Saya yakin keseimbangan bisa didapat dari kombinasi 3 faktor berikut:
- Estetika (penglihatan dan perasaan)
Saat pertama kali pengguna melihat produk Anda, bagaimanakah tata letak, konten dan perpaduan warna menarik perhatian mereka? Apakah cocok dengan tujuan dibuatnya produk itu? Apakah mereka merasa terinspirasi untuk menggunakan produk tersebut? - Kekuatan (fungsi)
Ketika pengguna setuju untuk menggunakan produk Anda, apakah produk tersebut berhasil memenuhi semua harapan yang dijanjikan? Apakah produk itu mampu memenuhi kebutuhan penggunanya? Apakah solusi yang diberikan bersifat efisien dan efektif? Apakah produk Anda dapat melampaui segala ekspektasi pengguna sesuai dengan maksud dan tujuannya? - Simpel (mudah dipakai)
Apakah produk Anda mudah dipakai oleh pengguna? Apakah produk itu sudah dibekali antisipasi terhadap kemungkinan setiap reaksi pengguna? Apakah produk tersebut mampu mengarahkan pengguna secara tepat sehingga dengan mudah pengguna bisa mendapatkan yang mereka inginkan? Sudahkah Anda menyingkirkan semua gangguan dan hambatan demi mencapai sukses? Apakah produk Anda mampu menimbulkan rasa senang atau kegembiraan saat digunakan?
Semua ini mengingatkan saya ketika saya kembali ke Jakarta beberapa bulan lalu. Pertanyaan yang pertama kali muncul adalah kenapa kota ini tampak begitu jelek. Awalnya saya pikir itu sekadar isu visual. Sebagai contoh kondisi jalan yang tidak rata, suasana pinggir jalan yang kotor dan tumpukan sampah yang tersebar di sekeliling kota. Kesimpulannya, kota ini sangat tidak menarik.
Namun setelah menjalani kehidupan di sini, saya semakin menyadari bahwa kejelekan kota ini bukan hanya di permukaan saja.
Sayangnya Jakarta punya dua kelemahan “internal” yaitu:
- Fungsi yang tidak memadai. Infrastrukturnya tidak secara efektif mendukung persyaratan layak bagi kota berpenduduk jutaan orang. Menyebut beberapa contoh nyata antara lain kemacetan yang luar biasa parah, banjir, dan penomoran atau info jalan yang tidak konsisten.
- Kompleksitas. Kota ini tidak user-friendly. Coba tanya orang yang baru datang ke Jakarta.
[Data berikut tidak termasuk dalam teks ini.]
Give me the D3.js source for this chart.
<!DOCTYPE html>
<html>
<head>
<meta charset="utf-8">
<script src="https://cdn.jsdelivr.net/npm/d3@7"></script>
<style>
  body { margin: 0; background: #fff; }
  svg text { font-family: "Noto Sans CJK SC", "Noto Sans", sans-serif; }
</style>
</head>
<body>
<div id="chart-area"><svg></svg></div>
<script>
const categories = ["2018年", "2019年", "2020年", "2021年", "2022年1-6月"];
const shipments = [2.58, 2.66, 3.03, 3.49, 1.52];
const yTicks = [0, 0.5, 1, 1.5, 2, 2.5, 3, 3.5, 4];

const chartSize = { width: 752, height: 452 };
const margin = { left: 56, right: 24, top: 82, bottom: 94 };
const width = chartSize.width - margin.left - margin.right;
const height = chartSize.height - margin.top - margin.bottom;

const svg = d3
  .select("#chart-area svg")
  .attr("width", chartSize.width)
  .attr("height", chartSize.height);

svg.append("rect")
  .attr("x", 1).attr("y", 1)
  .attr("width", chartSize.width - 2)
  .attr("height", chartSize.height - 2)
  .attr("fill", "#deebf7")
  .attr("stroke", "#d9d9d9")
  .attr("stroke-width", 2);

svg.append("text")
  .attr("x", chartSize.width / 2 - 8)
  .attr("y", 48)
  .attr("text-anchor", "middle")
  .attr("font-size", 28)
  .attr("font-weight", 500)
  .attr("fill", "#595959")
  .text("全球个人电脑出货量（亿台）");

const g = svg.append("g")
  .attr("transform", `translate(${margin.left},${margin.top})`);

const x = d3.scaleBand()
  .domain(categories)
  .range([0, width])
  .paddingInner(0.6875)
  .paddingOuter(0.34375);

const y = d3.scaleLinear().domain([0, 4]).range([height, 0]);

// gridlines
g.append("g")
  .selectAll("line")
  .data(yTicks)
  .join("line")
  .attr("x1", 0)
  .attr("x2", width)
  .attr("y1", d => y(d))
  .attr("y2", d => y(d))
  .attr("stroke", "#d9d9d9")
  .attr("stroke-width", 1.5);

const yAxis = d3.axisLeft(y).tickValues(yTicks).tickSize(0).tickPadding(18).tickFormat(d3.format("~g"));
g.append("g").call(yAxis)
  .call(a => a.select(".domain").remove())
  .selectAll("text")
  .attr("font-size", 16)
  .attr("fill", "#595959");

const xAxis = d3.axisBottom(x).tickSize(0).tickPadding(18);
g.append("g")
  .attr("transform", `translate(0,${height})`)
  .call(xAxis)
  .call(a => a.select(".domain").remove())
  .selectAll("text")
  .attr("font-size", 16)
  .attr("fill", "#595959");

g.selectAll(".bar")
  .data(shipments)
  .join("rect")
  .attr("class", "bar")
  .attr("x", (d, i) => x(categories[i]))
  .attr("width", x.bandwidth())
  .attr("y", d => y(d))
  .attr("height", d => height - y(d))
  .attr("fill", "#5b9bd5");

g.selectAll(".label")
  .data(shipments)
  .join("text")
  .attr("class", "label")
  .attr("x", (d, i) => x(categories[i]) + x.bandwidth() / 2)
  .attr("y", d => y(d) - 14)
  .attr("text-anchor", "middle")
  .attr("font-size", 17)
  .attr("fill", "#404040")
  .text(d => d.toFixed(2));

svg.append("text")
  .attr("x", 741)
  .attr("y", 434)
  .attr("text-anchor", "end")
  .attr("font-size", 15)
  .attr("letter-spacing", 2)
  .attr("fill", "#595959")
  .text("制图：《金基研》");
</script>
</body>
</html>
Apakah mereka bisa dengan mudah berkeliling kota? Mereka akan mengatakan itu adalah tugas yang sangat berat karena tanda, arah dan petunjuk jalannya tidak jelas. Anda harus betul-betul menguasai seluk-beluk jalan agar dapat menjelajahi kota ini secara efektif.
Saya yakin bahwa kelemahan-kelemahan internal inilah alasan krusial kurangnya keindahan kota ini.
Walaupun begitu, Jakarta telah menjadi bahan perenungan saya dan pendorong kuat untuk menciptakan produk-produk digital yang lebih baik. Pengalaman buruk yang saya alami setiap hari menginspirasi saya untuk mewujudkan keindahan dalam hal apapun yang saya bantu kreasikan.
Visi saya tentang keindahan bukan saja didapat dari sudut pandang estetika, tapi juga melibatkan kekuatan fungsi dan simplisitas (kesederhanaan). Saya yakin bahwa keindahan tercipta berkat keseimbangan dari ketiga faktor ini.
Seimbangkan ketiganya bagi pengguna Anda, maka mereka akan jatuh cinta pada produk Anda.